Travelogue Slacker

Yes, okay, so I am a slacker. I am trying to catch up. See, here’s the
problem. I truly believe in a process-based approach to writing, for
everyone except me. My writing is supposed to be complete and perfect
before anyone reads it. So, in tengrrl world, all the travelogues need to
be perfect and up to date before I share them.

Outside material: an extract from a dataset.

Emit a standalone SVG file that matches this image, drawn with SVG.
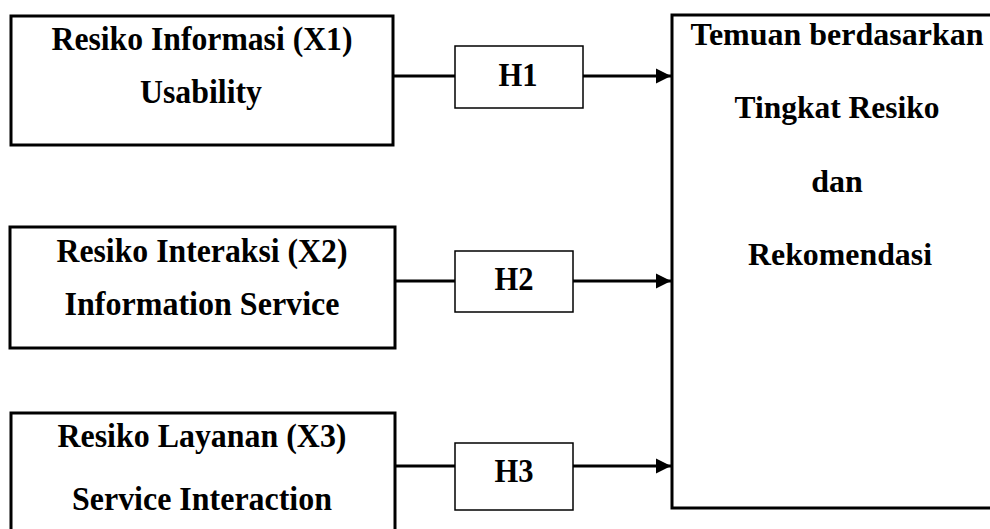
<svg xmlns="http://www.w3.org/2000/svg" width="990" height="529" viewBox="0 0 990 529">
<defs>
<style>
.big{fill:#fff;stroke:#000;stroke-width:3}
.h{fill:#fff;stroke:#000;stroke-width:1.5}
.t{font-family:"Liberation Serif","Times New Roman",serif;font-weight:bold;font-size:32px;fill:#000;text-anchor:middle}
.l{font-size:34px}
.c{stroke:#000;stroke-width:3;fill:none}
</style>
<marker id="arr" markerUnits="userSpaceOnUse" markerWidth="16" markerHeight="16" refX="15" refY="8" orient="auto">
<path d="M0,0.5 L15,8 L0,15.5 Z" fill="#000"/>
</marker>
</defs>
<rect width="990" height="529" fill="#fff"/>
<g id="x1">
<rect class="big" x="11" y="16" width="382" height="129"/>
<text class="t l" x="202" y="50" textLength="301" lengthAdjust="spacingAndGlyphs">Resiko Informasi (X1)</text>
<text class="t l" x="201" y="103" textLength="122" lengthAdjust="spacingAndGlyphs">Usability</text>
</g>
<g id="x2">
<rect class="big" x="10" y="227" width="385" height="121"/>
<text class="t l" x="202" y="262" textLength="291" lengthAdjust="spacingAndGlyphs">Resiko Interaksi (X2)</text>
<text class="t l" x="202" y="315" textLength="275" lengthAdjust="spacingAndGlyphs">Information Service</text>
</g>
<g id="x3">
<rect class="big" x="11" y="413" width="384" height="130"/>
<text class="t l" x="202" y="447" textLength="289" lengthAdjust="spacingAndGlyphs">Resiko Layanan (X3)</text>
<text class="t l" x="202" y="510" textLength="260" lengthAdjust="spacingAndGlyphs">Service Interaction</text>
</g>
<g id="h1">
<rect class="h" x="455" y="46" width="128" height="62"/>
<text class="t" x="518" y="86" style="font-size:33px" textLength="39" lengthAdjust="spacingAndGlyphs">H1</text>
</g>
<g id="h2">
<rect class="h" x="455" y="251" width="118" height="61"/>
<text class="t" x="514" y="290" style="font-size:33px" textLength="39" lengthAdjust="spacingAndGlyphs">H2</text>
</g>
<g id="h3">
<rect class="h" x="455" y="443" width="118" height="67"/>
<text class="t" x="514" y="482" style="font-size:33px" textLength="39" lengthAdjust="spacingAndGlyphs">H3</text>
</g>
<g id="result">
<rect class="big" x="672" y="15" width="330" height="493"/>
<text class="t" x="837" y="45" textLength="293" lengthAdjust="spacingAndGlyphs">Temuan berdasarkan</text>
<text class="t" x="837" y="118" textLength="205" lengthAdjust="spacingAndGlyphs">Tingkat Resiko</text>
<text class="t" x="837" y="192">dan</text>
<text class="t" x="840" y="265" textLength="184" lengthAdjust="spacingAndGlyphs">Rekomendasi</text>
</g>
<g id="connectors">
<line class="c" x1="393" y1="76" x2="455" y2="76"/>
<line class="c" x1="583" y1="76" x2="671" y2="76" marker-end="url(#arr)"/>
<line class="c" x1="395" y1="281" x2="455" y2="281"/>
<line class="c" x1="573" y1="281" x2="671" y2="281" marker-end="url(#arr)"/>
<line class="c" x1="395" y1="466" x2="455" y2="466"/>
<line class="c" x1="573" y1="466" x2="671" y2="466" marker-end="url(#arr)"/>
</g>
</svg>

Dr. Cheryl Ball, gizmologist from Utah State Universe, says the following
in response, reformatted as a list of ten:

  1. Just post the damned thing.
  2. You are denying your public. We are hungry for your words.
  3. No one really cares that it’s a week late.
  4. You’re pissing me off. Now go away so I can get work done.
  5. Really.
  6. Quit your needy shit and get out of here.
  7. Look, bitch, I’m busy. Publish the damned thing.
  8. If you don’t move along soon, I’m calling the cops.
  9. Woman, you have about three more seconds before I call Alex.
  10. Gizmo! Attack!

Based on this interaction, I was compelled to publish my travelogue
from the first day of CIWIC today. It’s okay. They tell me that they can get the blood off the keyboard, and I’ll only need a small transfusion. As if the pain of backdating things isn’t enough. Damn that vole killer.